Monday. Today I am at home in my small place where I live near the ocean. A pounding all-day rain urges me to settle down at my desk and meet pending writing deadlines. At noon I want a cup of tea and while the water is boiling, I check my email, and receive good news. My new memoir manuscript has been accepted for publication by a university press I greatly value. 

Outside my window I hear waves, half a mile away, pounding the shoreline. The air is heavy with eucalyptus, and I hear the cormorants in the lagoon. They have become more active with winter, riding the ragged ocean tide all afternoon, diving under the surge, fishing for their dinner. In the evening they come home to the lagoon to rest. 
 
When late afternoon rolls around, with my work completed, I have the freedom of knowing we have the enchiladas for dinner. After its rest in the fridge the flavors have melded and it will taste even better. I can round out the meal with a green salad, freeing me from cooking, offering time to read. Currently I'm reading Braiding Sweetgrass. Taking my time. Reading one chapter, then closing the book and stepping outside to feel my feet growing up from the ground and let my thoughts float on air currents. I feel the rain falling on me. Then I duck under the porch roof, and listen to beautiful rain dropping on the thirsty drought ridden ground.
 
Next week we will gather on the mountain again, to make a big pot of Winter Minestrone Soup, with pancetta, carrots, celery, butternut squash, garlic, thyme, tomatoes, spinach, chicken stock, cannellini beans, pasta, good olive oil and freshly grated Parmesan for serving. Ina Garten’s recipe. 
 
Now that I’m dividing my time in two spaces, days at home near the ocean, and days at my daughter's home in the mountains, and with my grandchildren, I belong to both the land and the sea. And I’m discovering something has wholly shifted for me. It’s my newfound understanding of home. 
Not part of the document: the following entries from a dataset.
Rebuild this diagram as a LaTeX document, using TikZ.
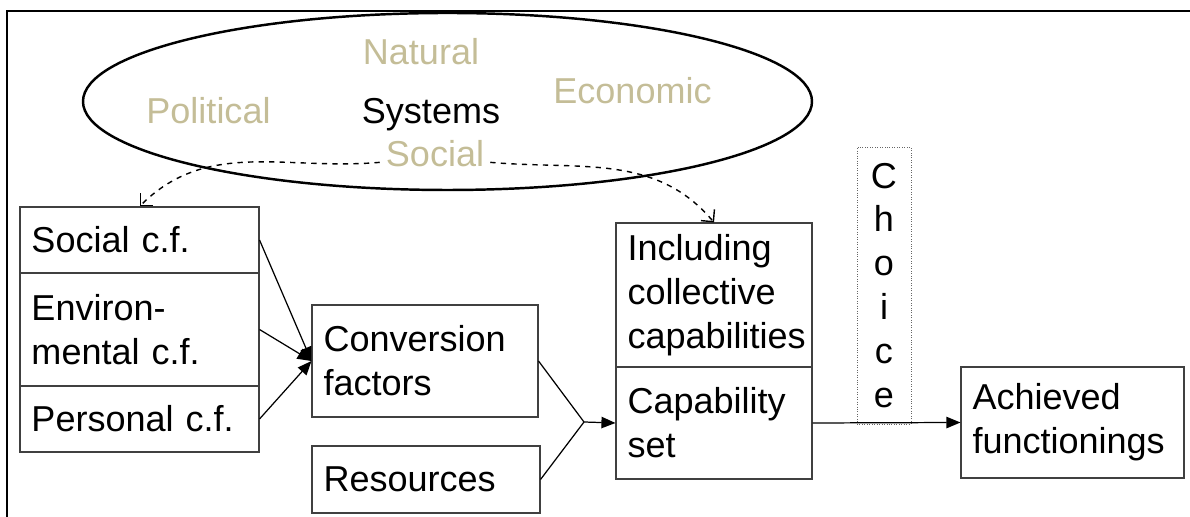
\documentclass[tikz,border=0pt]{standalone}
\usepackage{fontspec}
\setmainfont{Liberation Sans}
\usetikzlibrary{shapes.geometric, arrows.meta}
\definecolor{systemtan}{RGB}{196,189,151}

\begin{document}
\begin{tikzpicture}[factor/.style = {rectangle, draw=black!75, line width=0.6pt, align=left, inner xsep=0.23cm, inner ysep=0pt},
                    system/.style = {anchor=base, text=systemtan},
                    flow/.style = {-{Triangle[length=8pt, width=6.5pt]}, line width=0.7pt},
                    influence/.style = {-{Straight Barb[length=5pt, width=10pt]}, dashed, thick},
                    font=\fontsize{20.5}{25}\selectfont]
  \useasboundingbox (0, 0) rectangle (23.8, 10.34);

  % Frame.
  \draw [line width=1.2pt] (0.14, 0) -- (0.14, 10.12) -- (23.8, 10.12);

  % Systems.
  \node at (8.95, 8.31) [ellipse, draw, line width=1.4pt, minimum width=14.58cm, minimum height=3.54cm, name=SystemsOval] {};
  \node at (8.42, 9.04) [system, name=Natural] {Natural};
  \node at (4.17, 7.86) [system, name=Political] {Political};
  \node at (8.62, 7.86) [anchor=base, name=Systems] {Systems};
  \node at (12.65, 8.26) [system, name=Economic] {Economic};
  \node at (8.70, 7.00) [system, name=SocialSystem] {Social};

  % Conversion factors.
  \node at (2.79, 5.54) [factor, text width=4.32cm, minimum height=1.32cm, name=SocialCF] {Social c.f.};
  \node at (2.79, 3.75) [factor, text width=4.32cm, minimum height=2.26cm, name=EnvironmentalCF] {Environ-\\mental c.f.};
  \node at (2.79, 1.96) [factor, text width=4.32cm, minimum height=1.32cm, name=PersonalCF] {Personal c.f.};
  \node at (8.50, 3.12) [factor, text width=4.06cm, minimum height=2.24cm, name=Conversion] {Conversion\\factors};
  \node at (8.52, 0.75) [factor, text width=4.10cm, minimum height=1.34cm, name=Resources] {Resources};

  % Capabilities and functionings.
  \node at (14.28, 4.44) [factor, text width=3.46cm, minimum height=2.88cm, name=Including] {Including\\collective\\capabilities};
  \node at (14.28, 1.88) [factor, text width=3.46cm, minimum height=2.24cm, name=Capability] {Capability\\set};
  \node at (21.45, 1.89) [factor, text width=4.00cm, minimum height=2.22cm, name=Achieved] {Achieved\\functionings};
  \node at (17.68, 4.63) [rectangle, draw=black!60, densely dotted, align=center, inner sep=0pt, minimum width=1.08cm, minimum height=5.54cm, name=Choice] {C\\h\\o\\i\\c\\e};

  % Location where conversion factors meet resources.
  \coordinate (merge) at (11.68, 1.90);

  % Influence of the systems.
  \draw [influence] (SocialSystem.mid west)
             to [out=185, in=45]
             (SocialCF.north);
  \draw [influence] (SocialSystem.mid east)
             to [out=-5, in=130]
             (Including.north);

  % Conversion.
  \draw [flow] (SocialCF.east)
             to
             (Conversion.west);
  \draw [flow] (EnvironmentalCF.east)
             to
             (Conversion.west);
  \draw [flow] (PersonalCF.east)
             to
             (Conversion.west);
  \draw [line width=0.7pt] (Conversion.east)
             to
             (merge);
  \draw [line width=0.7pt] (Resources.east)
             to
             (merge);
  \draw [flow] (merge)
             to
             (Capability.west);
  \draw [flow] (Capability.east)
             to
             (Achieved.west);
\end{tikzpicture}
\end{document}
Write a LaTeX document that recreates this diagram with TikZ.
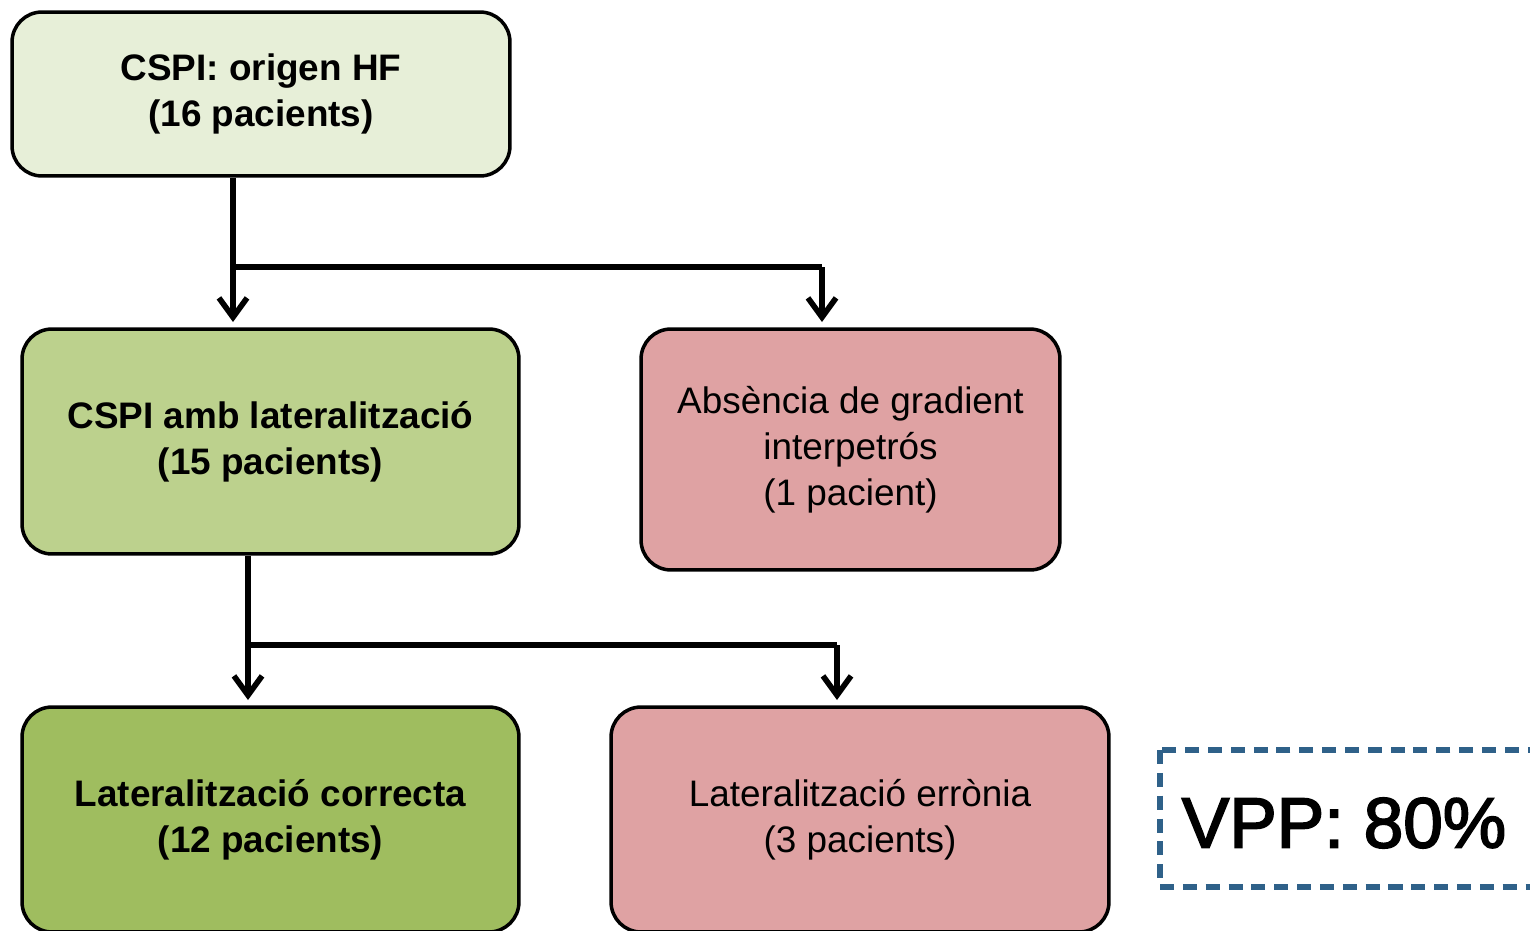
\documentclass[tikz,border=0pt]{standalone}
\usepackage{fontspec}
\setmainfont{Liberation Sans}
\usetikzlibrary{arrows.meta}
\definecolor{palegreen}{HTML}{E7EFD8}
\definecolor{midgreen}{HTML}{BCD18D}
\definecolor{darkgreen}{HTML}{9FBD5F}
\definecolor{rose}{HTML}{DFA2A3}
\definecolor{vppblue}{HTML}{2F6189}
\begin{document}
\begin{tikzpicture}[x=0.02cm,y=-0.02cm,
    box/.style={draw,line width=2pt,rounded corners=0.6cm,align=center,
      font=\fontsize{21}{26.2}\selectfont},
    arr/.style={-{Straight Barb[length=11pt,width=16pt]},shorten >=3pt}]
      \useasboundingbox (0,0) rectangle (1530,930);
      \draw
        (261,94) node[box,fill=palegreen,minimum width=9.96cm,minimum height=3.28cm] (hf)
          {\bfseries CSPI: origen HF\\\bfseries (16 pacients)}
        (270.5,441.5) node[box,fill=midgreen,minimum width=9.94cm,minimum height=4.5cm] (lat)
          {\bfseries CSPI amb lateralització\\\bfseries (15 pacients)}
        (850.5,449.5) node[box,fill=rose,minimum width=8.38cm,minimum height=4.82cm] (abs)
          {Absència de gradient\\interpetrós\\(1 pacient)}
        (270.5,819.5) node[box,fill=darkgreen,minimum width=9.94cm,minimum height=4.5cm] (ok)
          {\bfseries Lateralització correcta\\\bfseries (12 pacients)}
        (860,819.5) node[box,fill=rose,minimum width=9.96cm,minimum height=4.5cm] (err)
          {Lateralització errònia\\(3 pacients)}
        (1344,823) node[inner sep=0pt,
          font=\fontsize{40.5}{48}\selectfont\addfontfeature{FakeBold=2.5}] (vpp)
          {VPP: 80\%};
      \draw[vppblue,line width=3pt,dash pattern=on 8pt off 5pt] (1160,750) rectangle (1545,887);
      \coordinate (s1) at (233,267);
      \coordinate (e1) at (822,267);
      \coordinate (s2) at (248,645);
      \coordinate (e2) at (837,645);
      \begin{scope}[line width=3.2pt]
        \draw (s1) -- (e1);
        \draw[arr] (hf.south -| s1) -- (lat.north -| s1);
        \draw[arr] (e1) -- (abs.north -| e1);
        \draw (s2) -- (e2);
        \draw[arr] (lat.south -| s2) -- (ok.north -| s2);
        \draw[arr] (e2) -- (err.north -| e2);
      \end{scope}
    \end{tikzpicture}
\end{document}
Home. It serves as both origin and return, as haven. Security, and as a platform for collecting, organizing and utilizing the things we maintain and express ourselves. I need, appreciate, and love, having a central dwelling, a place to hang my hat, a stable home to return to, and a fixed address to call my own. It’s the thing I desperately missed after we sold our house in Santa Barbara, and moved from the city where we lived for forty-three years. While staying in the trailer, surrounded by redwoods in the Santa Cruz Mountains, while we searched for a new home to buy, being temporary, and not having a permanent home of my own, was hard for me, terribly hard. I had shelter, a safe, beautiful, comfortable, place to sleep. All of my needs were met. But I could not enjoy it fully. Too much time was waisted trying to find things that were packed up. My plan was to have just the basics in the trailer. Just what we needed. It didn’t work out that way. All of the “what if I need this” items got mixed up with the necessary stuff. Instead of calm, I felt chaos. 
 
Now, seven months later and settled into my new home space, gives me a grand view when I look back. Now I understand. It was all of my boxes and boxes of belongings, the furniture stored, the stacks of stuff I had no permanent place to keep. I was not craving my own home, near as much as I longed for a place to keep, use, and display all of that stuff. 

Yet now that I have released at least half, if not more, of all those things, I feel a freedom as wide as the sky. My new home currently houses only needed items, and the things that bring us great joy. If something is going to live here, it must be an important part of the tapestry of our lives, instead of something that takes up valuable space while waiting to see if we might need it eventually. 

With less, I’m finding my center of gravity, coming to terms with myself in a new stage of life, in a new landscape. Finding myself feeling more at home, paradoxically, after letting go. 
 
These days when I pack up my overnight bag and drive up the mountain, instead of the great big carry-all, I once required, now everything I need fits inside a small tote bag. 
 
My thoughts return to the mountain. Yesterday leaves from the acorn tree blew in the wind, yellow and orange, blending with redwood giants. After my afternoon walk, I stood on a carpet with forest green fallen branches at my feet mixed with muddy earth. My shoes caked with the land I frequent, and carry within.